As documented in their paper, the thinking time of DeepSeek-R1-Zero showed consistent improvement throughout the training process—not through external adjustments but as an intrinsic development within the model. The AI naturally learned to solve increasingly complex reasoning tasks by leveraging extended computation time, ranging from hundreds to thousands of reasoning tokens.

One captivating element was their documentation of an "aha moment" where the model learns to reevaluate its approach to problems. This moment—where the model essentially stops, reconsiders, and chooses a new solution path—mirrors human cognitive processes in a way that previous approaches had failed to capture.

The Four-Stage Training Pipeline

For their more refined DeepSeek-R1 model, researchers implemented a comprehensive four-stage training approach that we at Intuit Biztec has studied extensively:

1. Cold Start with Chain-of-Thought Examples: Unlike the zero-shot approach, this phase incorporated thousands of high-quality reasoning examples to provide initial guidance.

2. Reasoning-oriented Reinforcement Learning: Building on this foundation, they applied large-scale RL focused on enhancing the model's reasoning capabilities across domains like mathematics, coding, and science.

3. Rejection Sampling and Supervised Fine-Tuning: Upon convergence of the RL process, they generated new training data through rejection sampling, keeping only the most accurate responses.

4. Full-Spectrum Reinforcement Learning: Finally, they implemented a secondary RL stage aimed at improving helpfulness and harmlessness while preserving reasoning capabilities.

Technical Innovations Behind the Scenes

DeepSeek's implementation of Group Relative Policy Optimization (GRPO) was particularly noteworthy. This algorithm forgoes the traditional critic model—typically the same size as the policy model—and instead estimates baselines from group scores. This optimization significantly reduced computational requirements while maintaining performance.

Their reward system also departed from conventional approaches. Rather than implementing complex neural reward models that could be susceptible to reward hacking, DeepSeek opted for rule-based rewards focused on accuracy and formatting.
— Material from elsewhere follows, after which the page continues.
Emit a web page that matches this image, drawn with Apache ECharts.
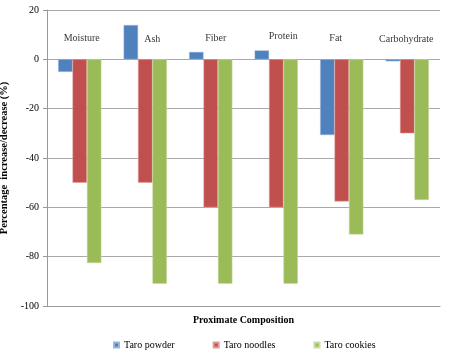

Our testing has confirmed that this simpler approach often yields more consistent improvements in reasoning capability.

Distillation: Democratizing Advanced Reasoning

One of the most promising aspects of DeepSeek's research for our work at Intuit Biztec was their demonstration that reasoning capabilities could be effectively distilled from larger models to smaller ones. Their experiments showed that directly distilling DeepSeek-R1's reasoning abilities into smaller models like Qwen-7B and Llama-8B produced better results than applying RL directly to these smaller models.

Indeed, their distilled 14B model outperformed many larger models, including some with 32B parameters, confirming that well-designed distillation can be more efficient than scaling model size.

Applying These Insights at Intuit Biztec

Drawing on DeepSeek's pioneering work, our team at Intuit Biztec has developed specialized services to enhance reasoning capabilities in existing AI systems. By adapting their multi-stage training approach and distillation techniques, we've successfully retrofitted older models with advanced reasoning abilities previously thought to require complete retraining or significantly larger parameter counts.

Our benchmarking shows that these enhanced models perform particularly well on mathematical reasoning, step-by-step problem solving, and code generation tasks—precisely the areas where DeepSeek's models demonstrated their strongest improvements.

The Future of AI Reasoning

As we continue to build upon DeepSeek's foundational research, we anticipate further advancements in how reasoning capabilities can be cultivated and transferred between models. The concept of emergent reasoning—where sophisticated problem-solving behaviors arise naturally from well-designed reinforcement signals—represents a significant shift in how we understand and develop AI systems.

By combining DeepSeek's innovations with our own expertise in model optimization, Intuit Biztec remains committed to pushing the boundaries of what's possible in artificial intelligence reasoning—making these capabilities accessible to a wider range of models and applications than ever before.